- Location: South Australia
- Nearest city: Kyancutta.
- Coordinates: 33°17′23″S 135°14′41″E﻿ / ﻿33.2896°S 135.2448°E
- Area: 167.62 km^{2} (64.72 sq mi)
- Established: 11 November 1993
- Governing body: Department for Environment and Water

= Cocata Conservation Park =

Protected area in South Australia

Cocata Conservation Park is a protected area in the Australian state of South Australia located on the Eyre Peninsula in the gazetted localities of Cocata and Warramboo about 26 km south-west of the town centre in Kyancutta.
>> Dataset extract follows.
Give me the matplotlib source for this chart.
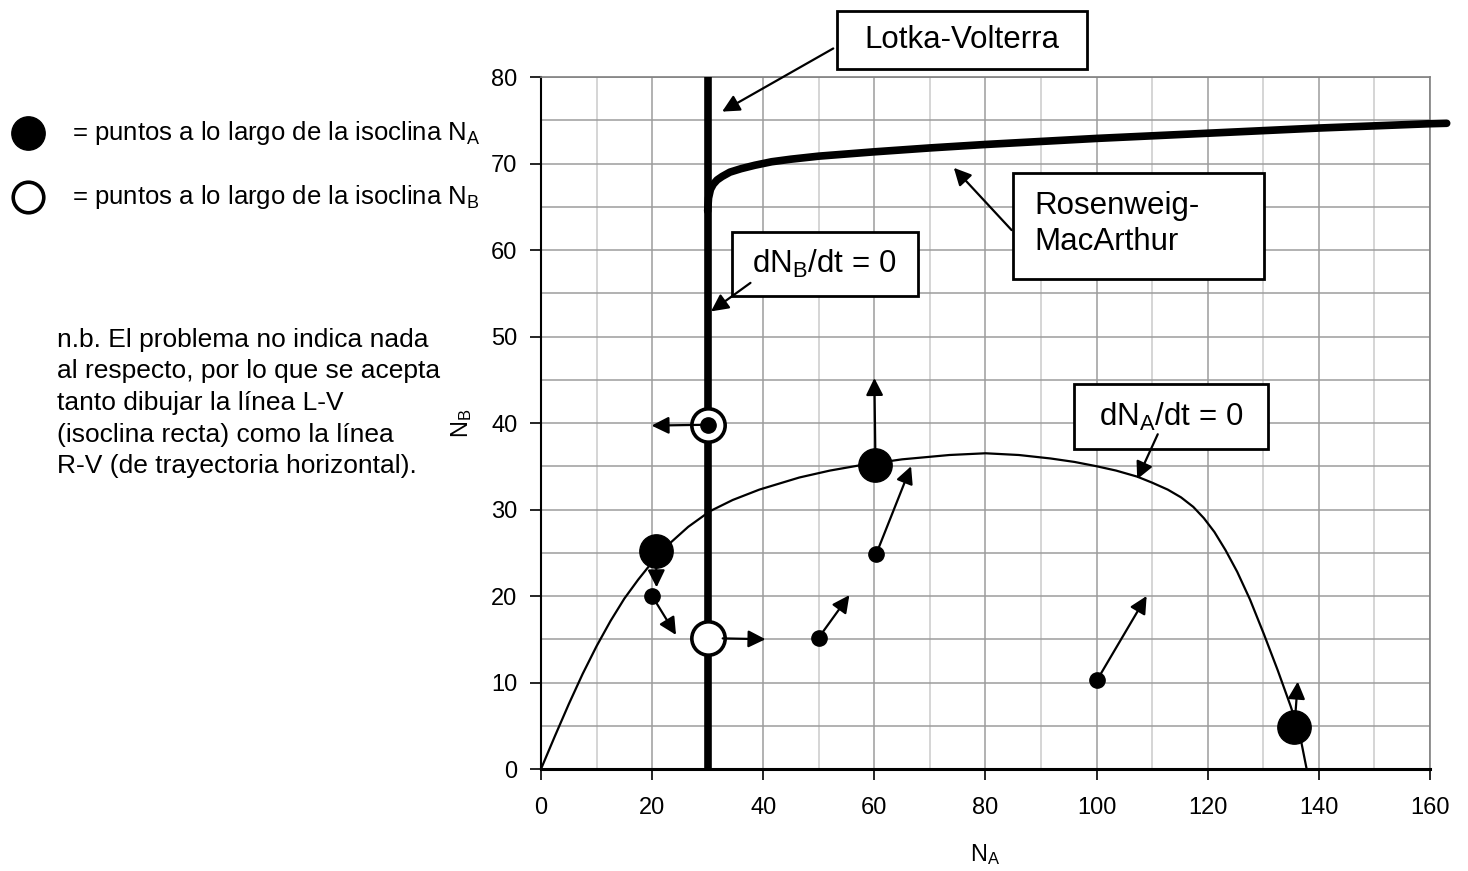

The conservation park was proclaimed on 20 August 2009 under the state's National Parks and Wildlife Act 1972 in respect to crown land formerly dedicated as conservation reserve under the state's Crown Land Act 1929 on 11 November 1993. The dedicated land is located in the cadastral unit of the hundreds of Cocata, Kappakoola and Pordia. The proclamation in 2009 permits access under the state's Mining Act 1971.

Its name was derived from Cocata Hill, a feature near the conservation park, although the name is ultimately derived from Cokata', the name of the Aboriginal people who occupied the land 'between Mount Wedge and the Gawler Ranges. As of June 2016, the conservation park covered an area of 167.62 km2.

The conservation park is classified as an IUCN Category VI protected area.